Where is colour mixing?

Imagine that we have three projection lamps at the back of a hall – one has a red filter and so produces a beam of red light, and the other two use filters to produce green and blue beams. We project these onto a white screen and get three circles of light (one, red, one green and one blue). We then move the angles of the projectors so that the circles of light overlap. We get something that looks rather like this:

ColourMixing

Where the red and green light overlap we get yellow. We get magenta and cyan for the other two binary mixtures. So,

red + green = yellow

red + blue = magenta

green + blue = cyan

This is called additive colour mixing as I am sure you know. And if we mix all three primaries we can achieve white (or other neutral colours). The primaries could be single wavelengths of light – so we could use a primary at, say, 700 nm (for the red) and one at 450 nm (blue) and one at 530 nm (green). So green light (530 nm) and red light (700 nm) additively mix together and generate yellow. When this happens what is being mixed and where does this mixing take place? Take a few moments to consider this before reading on.
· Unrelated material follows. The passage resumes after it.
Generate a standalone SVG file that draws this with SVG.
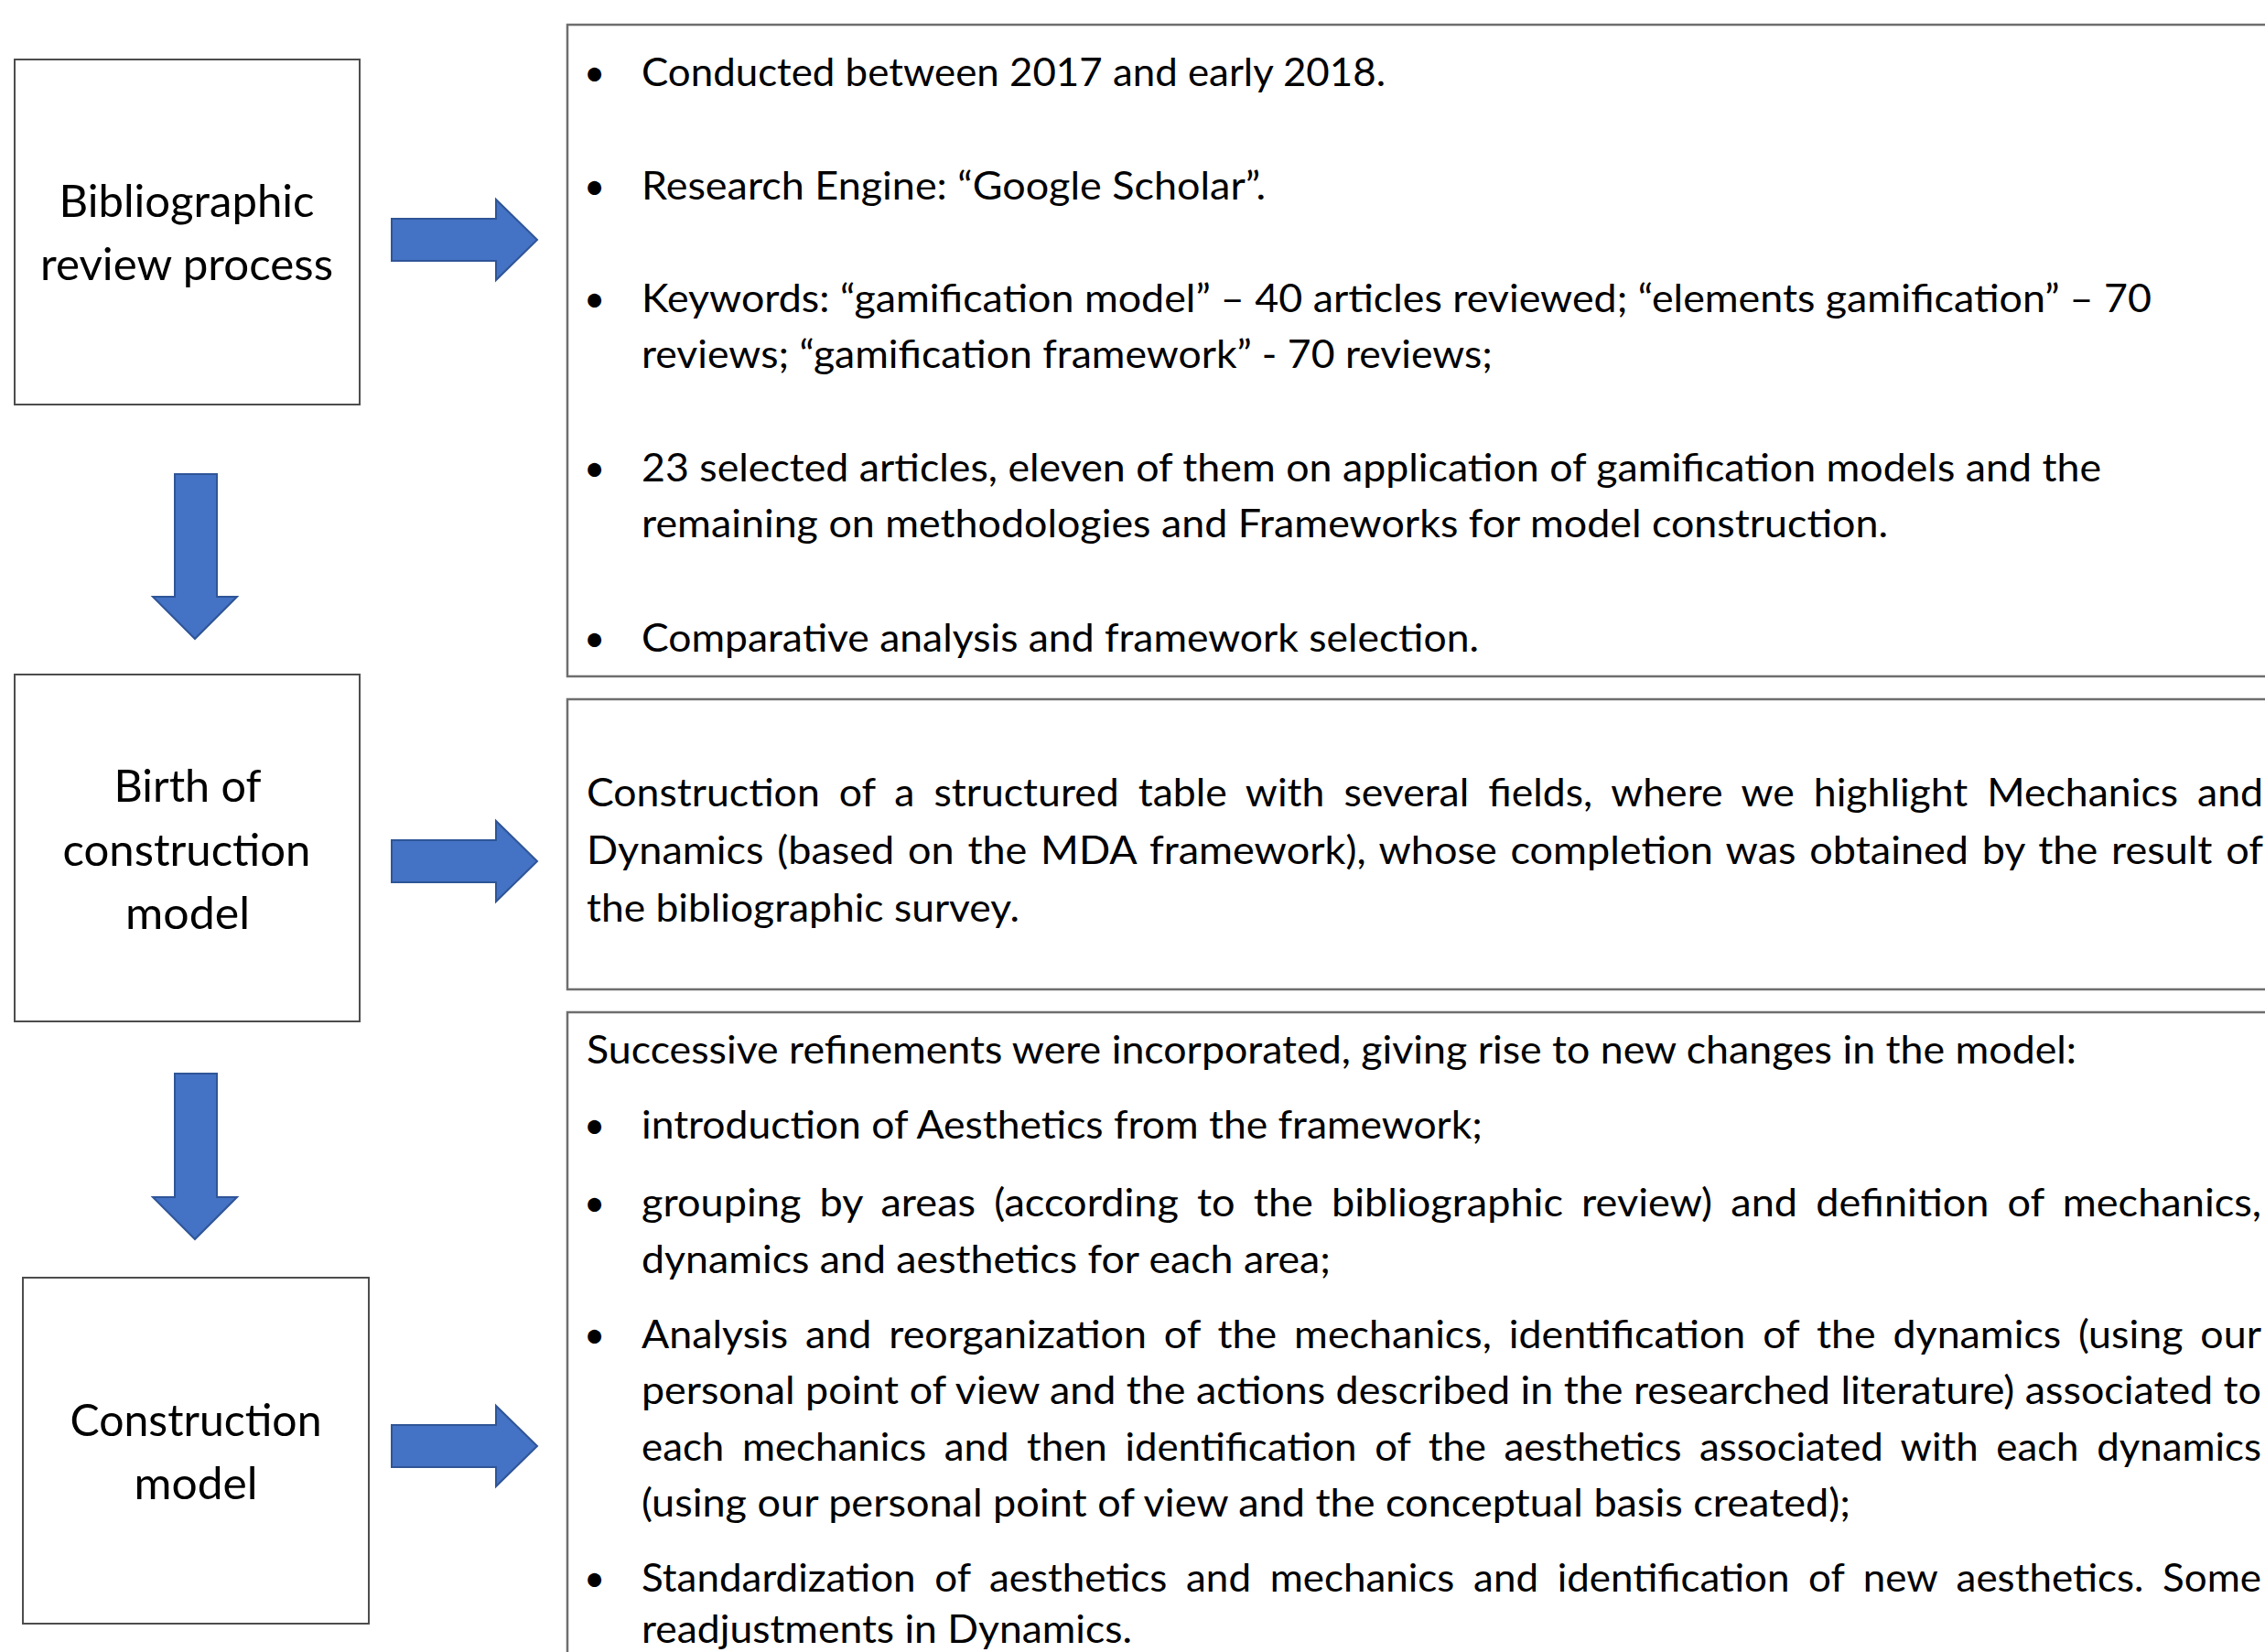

Notice I said that they additively mix to generate yellow – I specifically avoided saying that they mix to generate yellow light. When I sat down with a couple of students last week and asked then what they though they said that the red and green light mixed together to create yellow light and when I pressed them, they went further to say that the yellow light was at about 575 nm.

visible-a

If we measure the part of the screen that is yellow we would see that we have some light at 700 nm and some at 530 nm. The wavelengths are not mixed; they don’t mix together to generate some third wavelength of light such as 575 nm. So no physical mixing takes place other than – I suppose one could argue – that the red and green lights are mixed in the sense that they are spatially coincident. But that’s not really mixing, for me, and certainly doesn’t even begin to explain why we have the sensation of yellow when we look at these wavelengths together. It also makes me think that additive colour mixing, if it can be said to occur anywhere in particular, occurs in the eye. And I do mean eye, not brain.

2 thoughts on “Where is colour mixing?

  1. Steve, I concur with the view that colours as such don’t exist to be mixed outside the brain, and hence that “additive colour mixing” is strictly speaking a misnomer, and really means additive colour-stimulus mixing. A “red-making” and a “green-making” light mix on the wall and send to the eye a light mixture that most likely includes wavelengths that separately would be orange, yellow and cyan, as well as red and green, since the original lights were not monochromatic. Though made in this case FROM a red and a green light, this stimulus mixture is not inherently made OF two red and green components; it could be split up into five spectral components, or fifty, and recombined to make an identical stimulus.

    According to the generally accepted model, each cone type responds separately to the balance of wavelengths in the spectrum of this mixed light stimulus. What are “mixed” in the eye are these three cone repsponses, not “red” and “green”. Colour itself doesn’t enter the picture until the brain creates it based indirectly on these mixtures of cone respones (the cone-opponent signals). Based on this particular combination the brain creates a strong yellow colour-opponent signal and a red/green colour-opponent signal near zero. Strictly speaking the only colours that actually mix, ever, are these red/green and yellow/blue colour-opponent signals created by the brain.

  2. I totally agree David. I gave the example of single-wavelength red and green for simplicity. In practice, as you say, the situation is likely to be more complex since most stimuli are not single wavelength. Nevertheless, the principle is the same.